I was sitting in the car with a friend the other day having a discussion about dorm life. We were driving on campus and have had conversations just like this one many times before. We both struggled a lot with adapting to college life, and living in the dorms ended up being a lot worse than we thought it would be. We talked about how we spent a lot of time alone, shut in our own rooms.
Interestingly enough, I've had these conversations with multiple friends before. Especially freshman year, I thought I was the only one who felt alone until a friend confided in me in mid-November that she had been considering leaving UK because she felt she didn't belong. About a month later, another high school friend told me the exact same thing: she was considering leaving UK. The interesting thing is that we were all involved in extracurricular and student organizations. Like, very involved. Each of us was a part of at least two groups on campus and, yet, still felt extremely individualized. Being on a big campus can cause the feeling of separation from others, and adapting to college life is rarely easy for anyone. But, one thing that stands out at UK is how many kids feel that way.
When I visited UK during the fall of my senior year of high school, I was hooked, and a big factor in that decision was the super nice dorms. The thought of never having to share a room with anyone, having a full sized bed and a whole closet all to myself screamed my name. What I didn't consider was that those benefits are what led to a lot of hardships in my freshman year experience. I didn't interact nearly as much as I should've with my roommate and fell into a habit of shutting my door and being alone. At other colleges, students share a shoebox-sized room and have tiny twin beds, but looking back, I would've taken that any day if it meant I formed stronger bonds with my roommate and dorm mates.
Another thing I realized as I visited my other friends at different colleges is that they kept the door into their room open a lot of the time.

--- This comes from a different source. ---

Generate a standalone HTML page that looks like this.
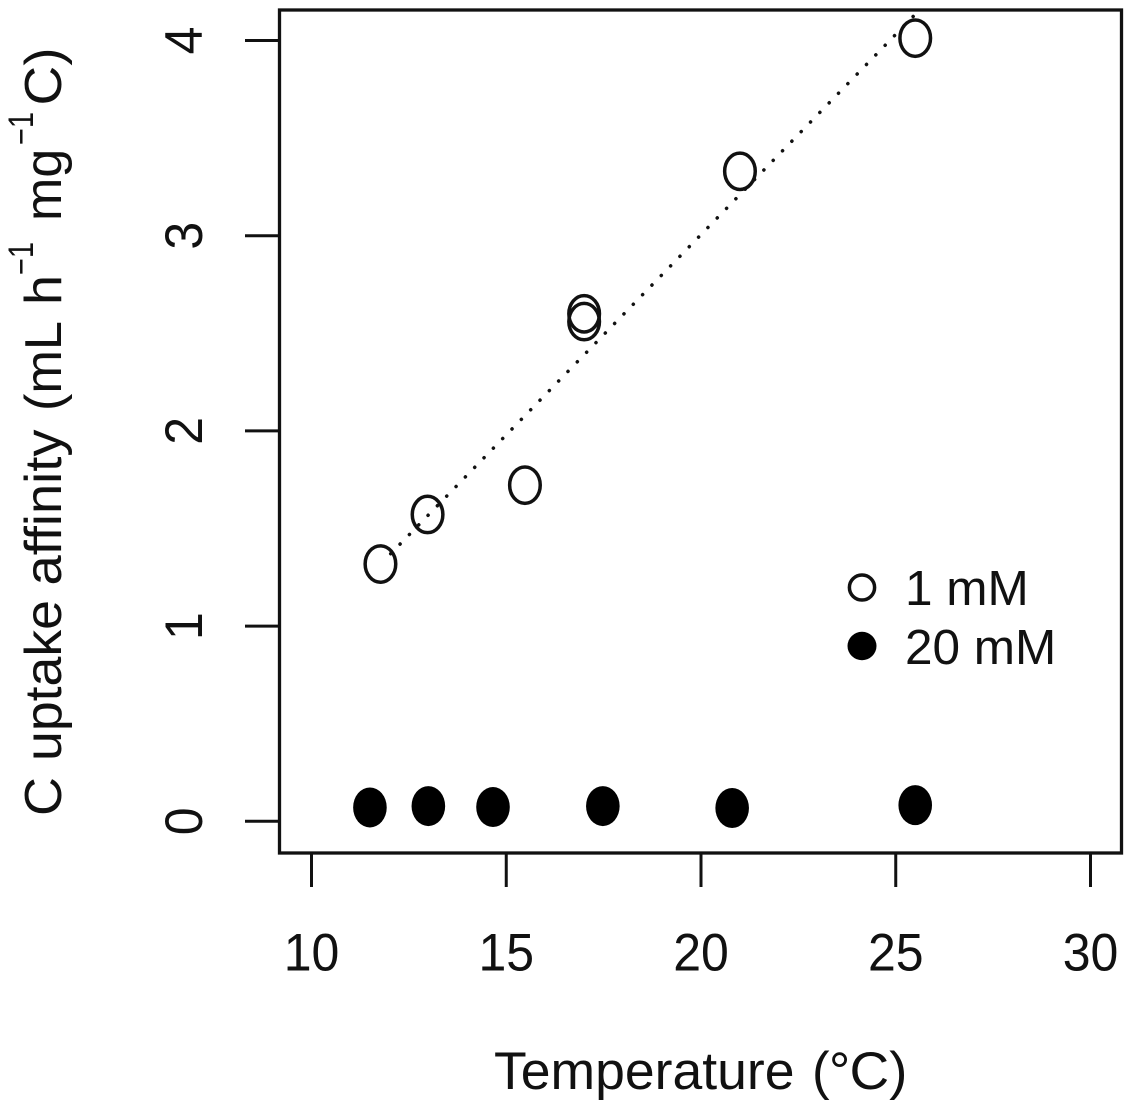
<!DOCTYPE html>
<html>
<head>
<meta charset="utf-8">
<style>
html,body{margin:0;padding:0;background:#fff;}
svg{display:block;}
text{font-family:"Liberation Sans",Arial,sans-serif;fill:#111;}
</style>
</head>
<body>
<svg id="chart" width="1133" height="1110" viewBox="0 0 1133 1110" xmlns="http://www.w3.org/2000/svg">
<rect x="279.5" y="10" width="842" height="843" fill="none" stroke="#111" stroke-width="3.3"/>
<g id="axes"></g>
<line id="trend" stroke="#111" stroke-width="3.5" stroke-dasharray="0.1 13.28" stroke-dashoffset="-1.9" stroke-linecap="round"/>
<g id="points"></g>
<g>
<ellipse cx="862" cy="587.5" rx="12.6" ry="12.5" fill="#fff" stroke="#111" stroke-width="3.5"/>
<text x="905" y="605" font-size="49.5">1 mM</text>
<ellipse cx="862" cy="646" rx="14.5" ry="14.2" fill="#000"/>
<text x="905" y="664" font-size="49.5">20 mM</text>
</g>
<g>
<text x="494" y="1089" font-size="53" textLength="300.5" lengthAdjust="spacingAndGlyphs">Temperature</text>
<text x="812" y="1089" font-size="53">(</text>
<text x="829" y="1089" font-size="53">°</text>
<text x="849.5" y="1089" font-size="53" textLength="58" lengthAdjust="spacingAndGlyphs">C)</text>
</g>
<g>
<text transform="translate(61,816) rotate(-90)" font-size="52" textLength="39" lengthAdjust="spacingAndGlyphs">C</text>
<text transform="translate(61,761) rotate(-90)" font-size="52" textLength="161" lengthAdjust="spacingAndGlyphs">uptake</text>
<text transform="translate(61,585.5) rotate(-90)" font-size="52" textLength="156" lengthAdjust="spacingAndGlyphs">affinity</text>
<text transform="translate(61,411) rotate(-90)" font-size="52" textLength="90" lengthAdjust="spacingAndGlyphs">(mL</text>
<text transform="translate(61,305) rotate(-90)" font-size="52" textLength="30" lengthAdjust="spacingAndGlyphs">h</text>
<text transform="translate(33,275) rotate(-90)" font-size="35" textLength="33" lengthAdjust="spacingAndGlyphs">−1</text>
<text transform="translate(61,221) rotate(-90)" font-size="52">mg</text>
<text transform="translate(33,145) rotate(-90)" font-size="35" textLength="33" lengthAdjust="spacingAndGlyphs">−1</text>
<text transform="translate(61,105.5) rotate(-90)" font-size="52" textLength="58" lengthAdjust="spacingAndGlyphs">C)</text>
</g>
</svg>
<script>
const xTicks = [10, 15, 20, 25, 30];
const yTicks = [0, 1, 2, 3, 4];
const temp1mM = [11.77, 12.98, 15.48, 17, 17, 21, 25.5];
const affinity1mM = [1.318, 1.572, 1.722, 2.6, 2.56, 3.33, 4.012];
const temp20mM = [11.5, 13, 14.66, 17.48, 20.8, 25.5];
const affinity20mM = [0.071, 0.078, 0.073, 0.078, 0.068, 0.083];
const trendTemps = [12, 25.5];
const trendValues = [1.364, 4.134];

const NS = 'http://www.w3.org/2000/svg';
const sx = v => 311.5 + (v - 10) * 38.95;
const sy = v => 821.3 - v * 195.2;
function make(tag, attrs, parent) {
  const el = document.createElementNS(NS, tag);
  for (const k in attrs) el.setAttribute(k, attrs[k]);
  parent.appendChild(el);
  return el;
}
const axes = document.getElementById('axes');
xTicks.forEach(t => {
  const tick = make('line', {x1: sx(t), x2: sx(t), y1: 853, y2: 887, stroke: '#111', 'stroke-width': 3}, axes);
  
  
  const label = make('text', {transform: `translate(${sx(t)},970.5) scale(1,1.06)`, 'font-size': 50, 'text-anchor': 'middle'}, axes);
  
  
  label.textContent = t;
});
yTicks.forEach(t => {
  const tick = make('line', {x1: 245, x2: 279, y1: sy(t), y2: sy(t), stroke: '#111', 'stroke-width': 3}, axes);
  
  
  const label = make('text', {transform: `translate(202,${sy(t)}) rotate(-90) scale(1,1.05)`, 'font-size': 50, 'text-anchor': 'middle'}, axes);
  
  
  label.textContent = t;
});
const trend = document.getElementById('trend');
trend.setAttribute('x1', sx(trendTemps[0]));
trend.setAttribute('y1', sy(trendValues[0]));
trend.setAttribute('x2', sx(trendTemps[1]));
trend.setAttribute('y2', sy(trendValues[1]));
const points = document.getElementById('points');
temp1mM.forEach((t, i) => {
  const p = make('ellipse', {cx: sx(t), cy: sy(affinity1mM[i]), rx: 15.3, ry: 18.2, fill: 'none', stroke: '#111', 'stroke-width': 3.5}, points);
  
  
});
temp20mM.forEach((t, i) => {
  const p = make('ellipse', {cx: sx(t), cy: sy(affinity20mM[i]), rx: 16.8, ry: 20, fill: '#000'}, points);
  
  
});
</script>
</body>
</html>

People would come in and out and peep their heads in to say hello. While being such a small thing, I noticed it really helped them to get to know the other people in their hall. The doors on our dorms were extremely heavy, even a doorstop couldn't hold them open. No one really could anyways. We didn't really have a lot of activities as a floor either that people would come to, just meetings every once in a while and our K-week group that met up maybe three times the first week of school.
I am extremely grateful to go to a school that has such nice facilities, and I don't think the isolation factor is purposeful. But, for the future, the university should really analyze how this problem could be solved. So many students are struggling with loneliness. I also take responsibility for some of the times I spent alone; I skipped events I should've gone to, didn't keep my bedroom door open, and avoided hanging out in the lobby or study room because I didn't want to seem awkwardly alone. Yet, I feel there were factors I missed out on that could've helped me know the people in my dorm better. I hope that for the sake of future students, UK can find ways for its residents to find community in the dorms.